Abstract

Ideas of human nature and human need are currently out of favour. According to contemporary strands within cultural theory, only the most untutored undergraduate who had not yet sampled the delights of post-structuralism, deconstruction and postmodernism could fall victim to such ideas. The human subject, it seems, is being constantly interrupted and rewritten through the wider processes of culture and society, implying that our understandings of ‘human nature’ are purely social constructs of the historical time frames we happen to be living in. This in turn marks any notion of human need and nature both politically conservative and intellectually regressive.1 Here, primarily through attention to the work of Raymond Williams, I want to argue that notions of human need and nature could have profound implications for our thinking about the means by which global societies communicate with themselves.
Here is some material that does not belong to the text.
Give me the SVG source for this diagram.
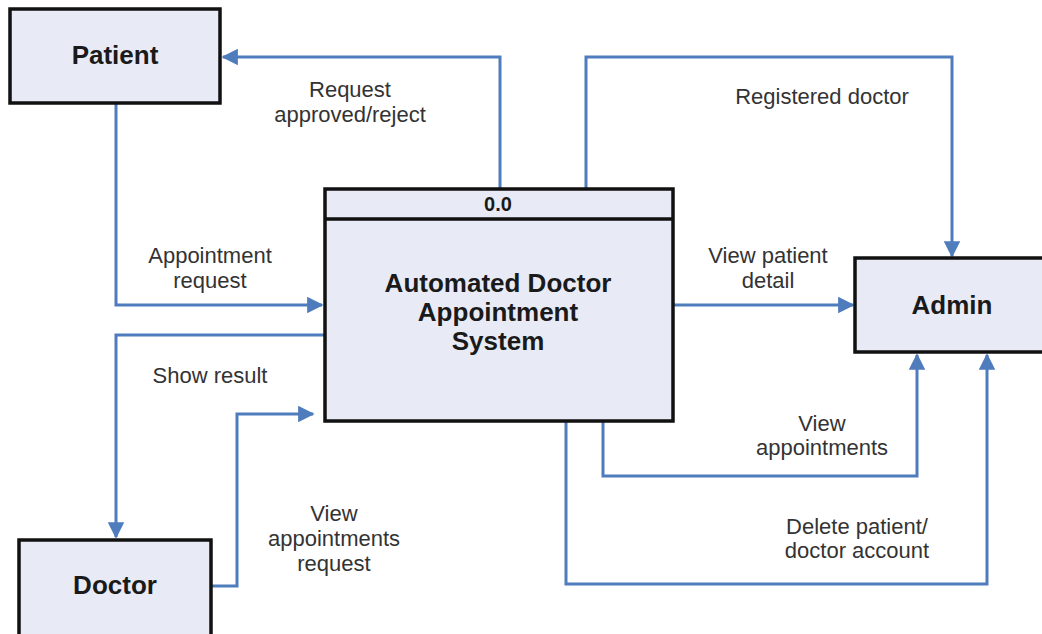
<svg xmlns="http://www.w3.org/2000/svg" width="1042" height="634" viewBox="0 0 1042 634">
<style>
.box{fill:#e8ebf6;stroke:#111;stroke-width:3.5}
.nt{font-family:"Liberation Sans",Arial,sans-serif;font-weight:bold;font-size:26px;fill:#1a1a1a;text-anchor:middle}
.lb{font-family:"Liberation Sans",Arial,sans-serif;font-size:22px;fill:#333;text-anchor:middle}
.ln{fill:none;stroke:#4f7cbc;stroke-width:3;marker-end:url(#ah)}
</style>
<defs>
<marker id="ah" viewBox="0 0 10 10" refX="9" refY="5" markerWidth="5.5" markerHeight="5.5" orient="auto" markerUnits="strokeWidth">
<path d="M0,0 L10,5 L0,10 Z" fill="#4f7cbc"/>
</marker>
</defs>
<rect width="1042" height="634" fill="#fff"/>
<g id="connectors">
<path class="ln" d="M500,188 V57 H223"/>
<path class="ln" d="M116,103 V305 H322"/>
<path class="ln" d="M586,188 V57 H952 V256"/>
<path class="ln" d="M673,305 H853"/>
<path class="ln" d="M325,335 H116 V537"/>
<path class="ln" d="M211,586 H237 V414 H313"/>
<path class="ln" d="M603,421 V476 H917 V355"/>
<path class="ln" d="M566,421 V584 H987 V355"/>
</g>
<g id="labels">
<text class="lb" x="350" y="97">Request</text>
<text class="lb" x="350" y="122">approved/reject</text>
<text class="lb" x="210" y="263">Appointment</text>
<text class="lb" x="210" y="288">request</text>
<text class="lb" x="822" y="104">Registered doctor</text>
<text class="lb" x="768" y="263">View patient</text>
<text class="lb" x="768" y="288">detail</text>
<text class="lb" x="210" y="383">Show result</text>
<text class="lb" x="334" y="521">View</text>
<text class="lb" x="334" y="546">appointments</text>
<text class="lb" x="334" y="571">request</text>
<text class="lb" x="822" y="431">View</text>
<text class="lb" x="822" y="455">appointments</text>
<text class="lb" x="857" y="534">Delete patient/</text>
<text class="lb" x="857" y="558">doctor account</text>
</g>
<g id="patient">
<rect class="box" x="10" y="9" width="210" height="94"/>
<text class="nt" x="115" y="64">Patient</text>
</g>
<g id="system">
<rect class="box" x="325" y="189" width="348" height="232"/>
<line x1="325" y1="219" x2="673" y2="219" stroke="#111" stroke-width="3.5"/>
<text class="nt" x="498" y="211" style="font-size:20px">0.0</text>
<text class="nt" x="498" y="292">Automated Doctor</text>
<text class="nt" x="498" y="321">Appointment</text>
<text class="nt" x="498" y="350">System</text>
</g>
<g id="admin">
<rect class="box" x="855" y="258" width="200" height="94"/>
<text class="nt" x="952" y="314">Admin</text>
</g>
<g id="doctor">
<rect class="box" x="19" y="540" width="192" height="110"/>
<text class="nt" x="115" y="594">Doctor</text>
</g>
</svg>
My argumentative strategy will press the case against the received wisdom of the present and suggest that globalization processes have given fresh impetus to such questions. This will seem an odd claim in an age where the media of mass communication have chopped up space and scrambled temporal dimensions in such a way as to promote a culture of the ‘perpetual present’. Surely, it might be argued, any attempt to retain such definitions has been outstripped by the global flow of information that penetrates the permeable borders of the nation-state. To talk of communications, nature and needs in the same breath amounts to little more than an exercise in cultural nostalgia. Yet I think that such prescriptions are misleading and would disconnect cultural concerns from wider questions of democracy, identity and responsibility.